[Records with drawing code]
** START **
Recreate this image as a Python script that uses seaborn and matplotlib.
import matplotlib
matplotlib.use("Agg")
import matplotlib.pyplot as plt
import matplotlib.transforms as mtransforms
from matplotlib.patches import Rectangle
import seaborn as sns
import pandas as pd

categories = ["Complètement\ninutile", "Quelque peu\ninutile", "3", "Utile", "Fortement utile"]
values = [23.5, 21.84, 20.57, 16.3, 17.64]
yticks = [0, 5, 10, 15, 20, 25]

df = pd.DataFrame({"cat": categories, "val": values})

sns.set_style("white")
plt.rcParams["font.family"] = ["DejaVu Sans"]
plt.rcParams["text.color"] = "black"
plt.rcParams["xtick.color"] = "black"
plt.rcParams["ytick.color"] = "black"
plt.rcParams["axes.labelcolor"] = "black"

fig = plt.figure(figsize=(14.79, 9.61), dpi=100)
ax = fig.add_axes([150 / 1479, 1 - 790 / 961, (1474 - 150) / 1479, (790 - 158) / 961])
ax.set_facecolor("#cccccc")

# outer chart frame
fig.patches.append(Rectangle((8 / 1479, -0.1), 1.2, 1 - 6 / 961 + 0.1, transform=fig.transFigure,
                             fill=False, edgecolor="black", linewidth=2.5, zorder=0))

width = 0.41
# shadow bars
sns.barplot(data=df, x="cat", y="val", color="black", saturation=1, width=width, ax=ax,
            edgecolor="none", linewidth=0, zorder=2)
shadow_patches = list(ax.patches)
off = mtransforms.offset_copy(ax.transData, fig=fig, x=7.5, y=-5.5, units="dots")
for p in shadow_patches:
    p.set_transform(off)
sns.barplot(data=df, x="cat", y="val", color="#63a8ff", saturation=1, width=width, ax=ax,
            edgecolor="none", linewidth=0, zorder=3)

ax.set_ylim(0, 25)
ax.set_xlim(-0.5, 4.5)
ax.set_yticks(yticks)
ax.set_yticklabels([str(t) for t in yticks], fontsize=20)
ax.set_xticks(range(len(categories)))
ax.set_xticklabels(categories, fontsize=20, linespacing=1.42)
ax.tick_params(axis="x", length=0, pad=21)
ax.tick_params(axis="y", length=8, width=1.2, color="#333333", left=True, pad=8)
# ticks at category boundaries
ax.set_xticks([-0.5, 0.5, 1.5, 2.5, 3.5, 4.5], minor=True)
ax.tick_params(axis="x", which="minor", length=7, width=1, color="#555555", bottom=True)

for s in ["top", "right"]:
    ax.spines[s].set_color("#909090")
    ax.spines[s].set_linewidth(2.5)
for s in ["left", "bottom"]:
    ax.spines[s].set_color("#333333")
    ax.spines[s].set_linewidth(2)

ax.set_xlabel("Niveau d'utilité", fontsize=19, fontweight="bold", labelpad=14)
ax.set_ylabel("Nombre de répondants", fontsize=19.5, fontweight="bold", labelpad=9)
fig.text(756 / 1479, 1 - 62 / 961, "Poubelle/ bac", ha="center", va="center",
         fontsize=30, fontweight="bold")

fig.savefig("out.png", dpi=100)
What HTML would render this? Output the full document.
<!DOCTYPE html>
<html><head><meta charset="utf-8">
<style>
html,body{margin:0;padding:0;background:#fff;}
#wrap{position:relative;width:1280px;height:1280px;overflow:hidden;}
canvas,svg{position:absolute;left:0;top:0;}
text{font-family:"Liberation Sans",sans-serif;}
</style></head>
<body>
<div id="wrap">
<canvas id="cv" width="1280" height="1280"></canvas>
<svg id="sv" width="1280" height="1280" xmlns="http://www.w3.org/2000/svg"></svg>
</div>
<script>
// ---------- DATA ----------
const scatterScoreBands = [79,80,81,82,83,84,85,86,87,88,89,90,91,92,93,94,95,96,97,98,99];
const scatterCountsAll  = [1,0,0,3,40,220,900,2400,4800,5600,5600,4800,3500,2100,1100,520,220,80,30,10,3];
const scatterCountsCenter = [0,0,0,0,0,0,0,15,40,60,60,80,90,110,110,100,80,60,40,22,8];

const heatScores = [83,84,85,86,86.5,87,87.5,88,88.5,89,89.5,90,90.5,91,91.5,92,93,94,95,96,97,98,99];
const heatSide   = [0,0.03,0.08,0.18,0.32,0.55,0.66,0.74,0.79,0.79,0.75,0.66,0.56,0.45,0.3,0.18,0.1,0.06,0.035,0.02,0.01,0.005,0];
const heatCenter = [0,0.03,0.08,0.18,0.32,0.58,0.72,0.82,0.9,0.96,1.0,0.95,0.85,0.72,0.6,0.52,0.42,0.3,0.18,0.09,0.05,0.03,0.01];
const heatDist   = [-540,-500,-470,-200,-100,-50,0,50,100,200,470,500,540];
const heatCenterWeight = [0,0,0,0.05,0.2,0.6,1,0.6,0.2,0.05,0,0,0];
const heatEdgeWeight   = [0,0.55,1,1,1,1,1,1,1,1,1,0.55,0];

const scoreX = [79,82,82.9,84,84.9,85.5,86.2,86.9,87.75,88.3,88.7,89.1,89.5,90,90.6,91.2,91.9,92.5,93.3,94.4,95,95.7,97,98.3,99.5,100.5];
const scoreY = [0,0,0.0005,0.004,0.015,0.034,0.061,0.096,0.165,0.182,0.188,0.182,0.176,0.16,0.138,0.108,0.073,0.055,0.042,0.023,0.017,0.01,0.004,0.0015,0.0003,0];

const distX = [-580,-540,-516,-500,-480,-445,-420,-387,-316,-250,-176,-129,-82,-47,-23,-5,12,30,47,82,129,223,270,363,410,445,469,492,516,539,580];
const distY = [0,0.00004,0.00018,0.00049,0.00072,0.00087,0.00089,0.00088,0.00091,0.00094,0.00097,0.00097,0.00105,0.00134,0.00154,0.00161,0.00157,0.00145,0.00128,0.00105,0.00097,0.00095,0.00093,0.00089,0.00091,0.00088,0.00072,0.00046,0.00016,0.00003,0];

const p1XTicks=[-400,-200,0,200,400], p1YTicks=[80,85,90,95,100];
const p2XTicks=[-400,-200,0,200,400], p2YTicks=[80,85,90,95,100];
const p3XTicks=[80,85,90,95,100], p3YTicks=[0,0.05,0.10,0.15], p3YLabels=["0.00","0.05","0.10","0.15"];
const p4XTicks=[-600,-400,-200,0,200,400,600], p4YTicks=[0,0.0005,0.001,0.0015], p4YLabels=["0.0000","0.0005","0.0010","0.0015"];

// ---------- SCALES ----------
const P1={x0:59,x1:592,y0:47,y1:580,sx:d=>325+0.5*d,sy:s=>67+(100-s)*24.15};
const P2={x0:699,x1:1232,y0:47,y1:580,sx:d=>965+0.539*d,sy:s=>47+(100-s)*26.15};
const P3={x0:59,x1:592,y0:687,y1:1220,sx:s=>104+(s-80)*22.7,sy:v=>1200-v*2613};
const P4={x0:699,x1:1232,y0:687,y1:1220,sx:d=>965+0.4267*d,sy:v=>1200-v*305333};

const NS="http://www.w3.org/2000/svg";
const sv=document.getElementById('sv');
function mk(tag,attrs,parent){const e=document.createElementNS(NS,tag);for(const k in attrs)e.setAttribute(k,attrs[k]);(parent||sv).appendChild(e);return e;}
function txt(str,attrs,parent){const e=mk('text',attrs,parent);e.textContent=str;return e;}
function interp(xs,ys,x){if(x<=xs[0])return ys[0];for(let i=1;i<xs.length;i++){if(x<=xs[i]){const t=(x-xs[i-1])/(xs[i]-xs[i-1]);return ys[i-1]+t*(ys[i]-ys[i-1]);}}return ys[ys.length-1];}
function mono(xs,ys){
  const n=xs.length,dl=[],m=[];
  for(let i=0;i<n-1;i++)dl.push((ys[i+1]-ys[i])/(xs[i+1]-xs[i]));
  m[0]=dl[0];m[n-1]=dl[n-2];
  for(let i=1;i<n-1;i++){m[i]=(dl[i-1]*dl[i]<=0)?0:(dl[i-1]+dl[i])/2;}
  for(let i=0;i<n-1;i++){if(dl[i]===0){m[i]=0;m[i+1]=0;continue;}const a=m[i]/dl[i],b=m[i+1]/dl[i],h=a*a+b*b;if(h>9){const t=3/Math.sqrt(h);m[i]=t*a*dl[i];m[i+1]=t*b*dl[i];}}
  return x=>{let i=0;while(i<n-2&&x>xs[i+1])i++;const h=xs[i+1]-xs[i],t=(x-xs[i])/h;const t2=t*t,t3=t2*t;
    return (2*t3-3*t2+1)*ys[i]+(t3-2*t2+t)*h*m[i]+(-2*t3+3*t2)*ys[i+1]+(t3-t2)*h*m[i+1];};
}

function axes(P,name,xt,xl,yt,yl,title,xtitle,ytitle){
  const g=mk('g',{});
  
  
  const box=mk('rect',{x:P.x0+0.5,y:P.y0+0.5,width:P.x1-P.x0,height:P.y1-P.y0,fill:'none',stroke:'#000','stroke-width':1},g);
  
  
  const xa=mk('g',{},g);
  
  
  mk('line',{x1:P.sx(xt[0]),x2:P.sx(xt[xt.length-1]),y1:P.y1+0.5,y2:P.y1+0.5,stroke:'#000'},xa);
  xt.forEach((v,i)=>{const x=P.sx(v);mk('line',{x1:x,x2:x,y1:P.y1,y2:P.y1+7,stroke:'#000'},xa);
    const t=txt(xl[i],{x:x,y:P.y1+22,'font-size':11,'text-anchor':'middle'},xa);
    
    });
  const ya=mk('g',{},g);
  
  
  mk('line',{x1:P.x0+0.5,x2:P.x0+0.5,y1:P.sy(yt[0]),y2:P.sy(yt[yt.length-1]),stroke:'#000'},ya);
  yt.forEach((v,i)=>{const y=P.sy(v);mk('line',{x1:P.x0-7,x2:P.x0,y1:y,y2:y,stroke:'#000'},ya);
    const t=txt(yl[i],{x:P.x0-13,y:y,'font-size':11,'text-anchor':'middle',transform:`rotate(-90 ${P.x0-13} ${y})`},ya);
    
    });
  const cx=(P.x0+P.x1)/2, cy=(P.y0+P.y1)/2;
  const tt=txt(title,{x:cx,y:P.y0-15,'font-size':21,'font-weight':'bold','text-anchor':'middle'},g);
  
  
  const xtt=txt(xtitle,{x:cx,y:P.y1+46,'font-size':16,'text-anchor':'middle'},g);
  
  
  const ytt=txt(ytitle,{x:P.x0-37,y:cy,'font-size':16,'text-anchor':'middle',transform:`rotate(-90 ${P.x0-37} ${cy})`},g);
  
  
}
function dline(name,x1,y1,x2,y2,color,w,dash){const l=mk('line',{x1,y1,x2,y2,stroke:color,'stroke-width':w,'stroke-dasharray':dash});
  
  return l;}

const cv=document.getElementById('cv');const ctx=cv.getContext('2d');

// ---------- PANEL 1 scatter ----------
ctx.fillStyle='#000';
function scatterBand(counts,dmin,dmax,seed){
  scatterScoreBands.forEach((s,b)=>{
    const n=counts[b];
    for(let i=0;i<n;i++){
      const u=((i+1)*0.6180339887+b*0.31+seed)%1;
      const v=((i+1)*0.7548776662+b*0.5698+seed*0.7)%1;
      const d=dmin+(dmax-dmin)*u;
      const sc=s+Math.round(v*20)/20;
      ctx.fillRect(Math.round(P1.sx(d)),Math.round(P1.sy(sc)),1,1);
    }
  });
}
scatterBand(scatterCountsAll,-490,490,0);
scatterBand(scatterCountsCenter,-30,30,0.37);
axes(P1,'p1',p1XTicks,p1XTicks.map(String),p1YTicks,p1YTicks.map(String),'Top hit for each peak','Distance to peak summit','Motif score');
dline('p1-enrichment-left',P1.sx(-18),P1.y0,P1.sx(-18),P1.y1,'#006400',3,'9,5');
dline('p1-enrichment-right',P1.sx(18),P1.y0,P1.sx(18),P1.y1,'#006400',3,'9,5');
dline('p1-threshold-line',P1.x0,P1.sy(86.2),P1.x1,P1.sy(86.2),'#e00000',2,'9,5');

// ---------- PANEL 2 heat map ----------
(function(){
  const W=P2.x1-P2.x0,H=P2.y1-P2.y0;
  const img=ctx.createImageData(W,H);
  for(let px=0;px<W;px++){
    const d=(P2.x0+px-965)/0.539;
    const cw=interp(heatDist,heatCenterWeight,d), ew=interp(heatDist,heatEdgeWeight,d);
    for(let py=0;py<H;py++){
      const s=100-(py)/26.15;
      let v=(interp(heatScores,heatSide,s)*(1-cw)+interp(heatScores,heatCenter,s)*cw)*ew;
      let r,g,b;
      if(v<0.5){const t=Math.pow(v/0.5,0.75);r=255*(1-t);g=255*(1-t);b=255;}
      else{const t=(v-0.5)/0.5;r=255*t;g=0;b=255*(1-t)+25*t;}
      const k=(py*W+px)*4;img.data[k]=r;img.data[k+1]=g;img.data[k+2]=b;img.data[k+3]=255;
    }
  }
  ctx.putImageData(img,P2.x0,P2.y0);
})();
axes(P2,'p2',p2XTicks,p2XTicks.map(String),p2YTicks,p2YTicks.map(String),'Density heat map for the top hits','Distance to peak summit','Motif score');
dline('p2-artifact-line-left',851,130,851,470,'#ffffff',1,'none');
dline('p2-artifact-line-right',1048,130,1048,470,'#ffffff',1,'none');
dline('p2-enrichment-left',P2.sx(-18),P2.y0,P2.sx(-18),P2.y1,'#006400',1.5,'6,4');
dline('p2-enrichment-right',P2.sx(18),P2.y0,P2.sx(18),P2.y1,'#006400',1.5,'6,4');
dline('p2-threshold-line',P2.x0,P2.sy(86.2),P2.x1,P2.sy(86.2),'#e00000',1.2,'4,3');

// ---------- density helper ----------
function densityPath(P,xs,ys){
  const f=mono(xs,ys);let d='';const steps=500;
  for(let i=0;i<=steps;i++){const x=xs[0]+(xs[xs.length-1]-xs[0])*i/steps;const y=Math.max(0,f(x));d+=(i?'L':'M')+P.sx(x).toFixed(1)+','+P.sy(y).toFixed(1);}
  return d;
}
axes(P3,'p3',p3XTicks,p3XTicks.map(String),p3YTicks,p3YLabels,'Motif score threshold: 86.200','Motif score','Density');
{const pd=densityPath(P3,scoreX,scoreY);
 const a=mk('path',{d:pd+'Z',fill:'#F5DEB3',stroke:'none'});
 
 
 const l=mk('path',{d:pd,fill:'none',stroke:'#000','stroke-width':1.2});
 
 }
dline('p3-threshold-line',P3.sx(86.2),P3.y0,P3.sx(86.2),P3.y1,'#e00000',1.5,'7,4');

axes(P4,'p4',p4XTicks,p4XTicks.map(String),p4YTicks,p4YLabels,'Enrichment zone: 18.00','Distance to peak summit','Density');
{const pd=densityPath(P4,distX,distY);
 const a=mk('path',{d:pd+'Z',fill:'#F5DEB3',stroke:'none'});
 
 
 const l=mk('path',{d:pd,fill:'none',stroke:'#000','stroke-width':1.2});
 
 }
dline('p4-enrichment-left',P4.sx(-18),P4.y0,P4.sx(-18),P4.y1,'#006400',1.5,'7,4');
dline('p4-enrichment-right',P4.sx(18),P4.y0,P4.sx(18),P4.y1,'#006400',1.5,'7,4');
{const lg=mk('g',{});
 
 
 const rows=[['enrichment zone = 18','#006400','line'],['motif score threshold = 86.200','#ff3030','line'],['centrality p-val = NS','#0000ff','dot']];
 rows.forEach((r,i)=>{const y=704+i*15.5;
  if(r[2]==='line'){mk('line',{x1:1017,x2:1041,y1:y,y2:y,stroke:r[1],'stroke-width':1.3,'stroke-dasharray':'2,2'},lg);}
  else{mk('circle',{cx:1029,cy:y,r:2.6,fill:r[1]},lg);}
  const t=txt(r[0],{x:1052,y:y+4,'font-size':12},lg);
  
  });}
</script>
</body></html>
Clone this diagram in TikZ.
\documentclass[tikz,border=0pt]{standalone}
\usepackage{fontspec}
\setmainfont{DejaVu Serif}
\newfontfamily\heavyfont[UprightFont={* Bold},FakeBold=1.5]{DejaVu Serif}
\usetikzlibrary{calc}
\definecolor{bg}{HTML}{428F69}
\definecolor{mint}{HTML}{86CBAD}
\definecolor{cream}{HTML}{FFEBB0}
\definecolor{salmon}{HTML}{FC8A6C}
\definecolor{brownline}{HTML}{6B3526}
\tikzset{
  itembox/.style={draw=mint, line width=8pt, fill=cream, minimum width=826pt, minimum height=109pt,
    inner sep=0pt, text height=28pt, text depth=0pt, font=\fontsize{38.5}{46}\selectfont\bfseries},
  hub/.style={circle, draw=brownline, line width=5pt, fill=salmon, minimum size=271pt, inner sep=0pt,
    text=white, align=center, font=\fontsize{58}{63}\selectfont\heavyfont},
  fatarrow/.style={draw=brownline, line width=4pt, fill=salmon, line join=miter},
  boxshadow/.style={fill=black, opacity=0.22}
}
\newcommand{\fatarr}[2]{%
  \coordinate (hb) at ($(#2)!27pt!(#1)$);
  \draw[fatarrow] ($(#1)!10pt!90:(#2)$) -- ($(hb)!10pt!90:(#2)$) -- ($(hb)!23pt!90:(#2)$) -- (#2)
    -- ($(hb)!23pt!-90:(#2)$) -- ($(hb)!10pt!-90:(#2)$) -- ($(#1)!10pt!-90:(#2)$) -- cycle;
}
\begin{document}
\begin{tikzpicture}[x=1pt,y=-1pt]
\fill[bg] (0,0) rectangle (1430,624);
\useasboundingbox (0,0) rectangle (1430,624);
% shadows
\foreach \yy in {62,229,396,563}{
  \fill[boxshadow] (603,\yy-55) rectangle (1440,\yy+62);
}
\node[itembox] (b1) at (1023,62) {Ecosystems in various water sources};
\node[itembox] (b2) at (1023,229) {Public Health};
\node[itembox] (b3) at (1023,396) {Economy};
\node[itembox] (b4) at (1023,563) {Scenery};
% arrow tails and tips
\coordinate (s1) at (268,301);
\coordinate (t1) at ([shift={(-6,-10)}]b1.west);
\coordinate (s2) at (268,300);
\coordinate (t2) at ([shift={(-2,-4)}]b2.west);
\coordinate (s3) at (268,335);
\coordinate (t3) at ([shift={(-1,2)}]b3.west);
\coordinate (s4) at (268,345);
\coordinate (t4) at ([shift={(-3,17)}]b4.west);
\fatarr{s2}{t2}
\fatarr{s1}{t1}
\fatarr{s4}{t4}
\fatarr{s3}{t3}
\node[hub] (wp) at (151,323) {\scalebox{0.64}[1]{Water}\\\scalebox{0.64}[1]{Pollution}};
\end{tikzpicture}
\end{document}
** END **
**The problem**
Give only the number of lines in the material above that include the word "seaborn".

**Task answer**
2